--- start of DATASET SECTION ---

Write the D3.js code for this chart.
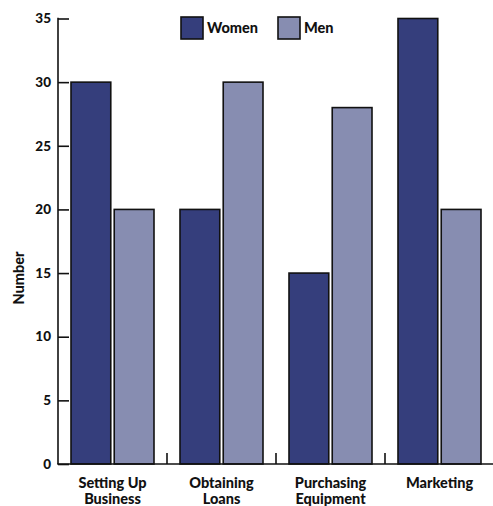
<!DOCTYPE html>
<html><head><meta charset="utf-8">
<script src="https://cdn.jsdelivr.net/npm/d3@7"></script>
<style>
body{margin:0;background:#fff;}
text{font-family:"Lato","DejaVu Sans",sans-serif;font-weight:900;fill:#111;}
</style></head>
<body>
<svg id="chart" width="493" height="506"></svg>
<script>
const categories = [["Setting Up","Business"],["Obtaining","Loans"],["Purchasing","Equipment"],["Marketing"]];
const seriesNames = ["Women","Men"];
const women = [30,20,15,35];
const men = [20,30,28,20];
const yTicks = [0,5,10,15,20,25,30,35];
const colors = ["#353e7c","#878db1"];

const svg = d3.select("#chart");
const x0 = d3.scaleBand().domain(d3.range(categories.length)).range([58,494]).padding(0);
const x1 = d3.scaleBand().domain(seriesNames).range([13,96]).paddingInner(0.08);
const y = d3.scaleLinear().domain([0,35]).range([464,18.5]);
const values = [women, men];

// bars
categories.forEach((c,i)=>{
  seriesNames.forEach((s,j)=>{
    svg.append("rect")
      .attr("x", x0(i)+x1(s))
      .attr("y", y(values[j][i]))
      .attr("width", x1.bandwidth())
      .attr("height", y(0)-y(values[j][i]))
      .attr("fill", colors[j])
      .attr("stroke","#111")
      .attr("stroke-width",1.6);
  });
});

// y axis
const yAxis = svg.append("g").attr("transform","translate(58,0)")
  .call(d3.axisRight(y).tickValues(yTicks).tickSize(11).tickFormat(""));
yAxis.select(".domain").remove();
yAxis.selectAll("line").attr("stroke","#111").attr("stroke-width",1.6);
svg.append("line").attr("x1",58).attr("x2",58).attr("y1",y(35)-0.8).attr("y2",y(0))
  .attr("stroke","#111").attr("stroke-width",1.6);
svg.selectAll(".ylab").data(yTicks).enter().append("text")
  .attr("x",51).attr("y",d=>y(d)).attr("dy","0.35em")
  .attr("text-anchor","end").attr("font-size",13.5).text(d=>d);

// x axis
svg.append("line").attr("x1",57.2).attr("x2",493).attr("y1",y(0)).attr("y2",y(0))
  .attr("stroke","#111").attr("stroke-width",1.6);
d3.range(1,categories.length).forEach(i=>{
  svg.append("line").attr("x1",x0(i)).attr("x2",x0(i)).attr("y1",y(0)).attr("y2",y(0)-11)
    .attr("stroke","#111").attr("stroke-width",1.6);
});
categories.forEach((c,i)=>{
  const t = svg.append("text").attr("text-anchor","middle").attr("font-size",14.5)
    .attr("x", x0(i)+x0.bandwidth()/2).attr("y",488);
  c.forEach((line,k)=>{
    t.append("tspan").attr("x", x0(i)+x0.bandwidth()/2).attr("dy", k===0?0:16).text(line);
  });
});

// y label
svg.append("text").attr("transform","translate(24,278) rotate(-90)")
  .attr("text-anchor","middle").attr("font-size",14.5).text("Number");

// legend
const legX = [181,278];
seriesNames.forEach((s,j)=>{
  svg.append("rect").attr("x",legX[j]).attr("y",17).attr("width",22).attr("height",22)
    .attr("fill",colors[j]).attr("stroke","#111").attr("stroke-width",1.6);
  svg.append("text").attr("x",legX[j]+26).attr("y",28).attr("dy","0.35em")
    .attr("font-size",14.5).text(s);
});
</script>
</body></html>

--- end of DATASET SECTION ---

### TASK DETAILS
Word for word, quote the full listing, omitting every picture.

### TASK SOLUTION
Write the D3.js code for this chart.
<!DOCTYPE html>
<html><head><meta charset="utf-8">
<script src="https://cdn.jsdelivr.net/npm/d3@7"></script>
<style>
body{margin:0;background:#fff;}
text{font-family:"Lato","DejaVu Sans",sans-serif;font-weight:900;fill:#111;}
</style></head>
<body>
<svg id="chart" width="493" height="506"></svg>
<script>
const categories = [["Setting Up","Business"],["Obtaining","Loans"],["Purchasing","Equipment"],["Marketing"]];
const seriesNames = ["Women","Men"];
const women = [30,20,15,35];
const men = [20,30,28,20];
const yTicks = [0,5,10,15,20,25,30,35];
const colors = ["#353e7c","#878db1"];

const svg = d3.select("#chart");
const x0 = d3.scaleBand().domain(d3.range(categories.length)).range([58,494]).padding(0);
const x1 = d3.scaleBand().domain(seriesNames).range([13,96]).paddingInner(0.08);
const y = d3.scaleLinear().domain([0,35]).range([464,18.5]);
const values = [women, men];

// bars
categories.forEach((c,i)=>{
  seriesNames.forEach((s,j)=>{
    svg.append("rect")
      .attr("x", x0(i)+x1(s))
      .attr("y", y(values[j][i]))
      .attr("width", x1.bandwidth())
      .attr("height", y(0)-y(values[j][i]))
      .attr("fill", colors[j])
      .attr("stroke","#111")
      .attr("stroke-width",1.6);
  });
});

// y axis
const yAxis = svg.append("g").attr("transform","translate(58,0)")
  .call(d3.axisRight(y).tickValues(yTicks).tickSize(11).tickFormat(""));
yAxis.select(".domain").remove();
yAxis.selectAll("line").attr("stroke","#111").attr("stroke-width",1.6);
svg.append("line").attr("x1",58).attr("x2",58).attr("y1",y(35)-0.8).attr("y2",y(0))
  .attr("stroke","#111").attr("stroke-width",1.6);
svg.selectAll(".ylab").data(yTicks).enter().append("text")
  .attr("x",51).attr("y",d=>y(d)).attr("dy","0.35em")
  .attr("text-anchor","end").attr("font-size",13.5).text(d=>d);

// x axis
svg.append("line").attr("x1",57.2).attr("x2",493).attr("y1",y(0)).attr("y2",y(0))
  .attr("stroke","#111").attr("stroke-width",1.6);
d3.range(1,categories.length).forEach(i=>{
  svg.append("line").attr("x1",x0(i)).attr("x2",x0(i)).attr("y1",y(0)).attr("y2",y(0)-11)
    .attr("stroke","#111").attr("stroke-width",1.6);
});
categories.forEach((c,i)=>{
  const t = svg.append("text").attr("text-anchor","middle").attr("font-size",14.5)
    .attr("x", x0(i)+x0.bandwidth()/2).attr("y",488);
  c.forEach((line,k)=>{
    t.append("tspan").attr("x", x0(i)+x0.bandwidth()/2).attr("dy", k===0?0:16).text(line);
  });
});

// y label
svg.append("text").attr("transform","translate(24,278) rotate(-90)")
  .attr("text-anchor","middle").attr("font-size",14.5).text("Number");

// legend
const legX = [181,278];
seriesNames.forEach((s,j)=>{
  svg.append("rect").attr("x",legX[j]).attr("y",17).attr("width",22).attr("height",22)
    .attr("fill",colors[j]).attr("stroke","#111").attr("stroke-width",1.6);
  svg.append("text").attr("x",legX[j]+26).attr("y",28).attr("dy","0.35em")
    .attr("font-size",14.5).text(s);
});
</script>
</body></html>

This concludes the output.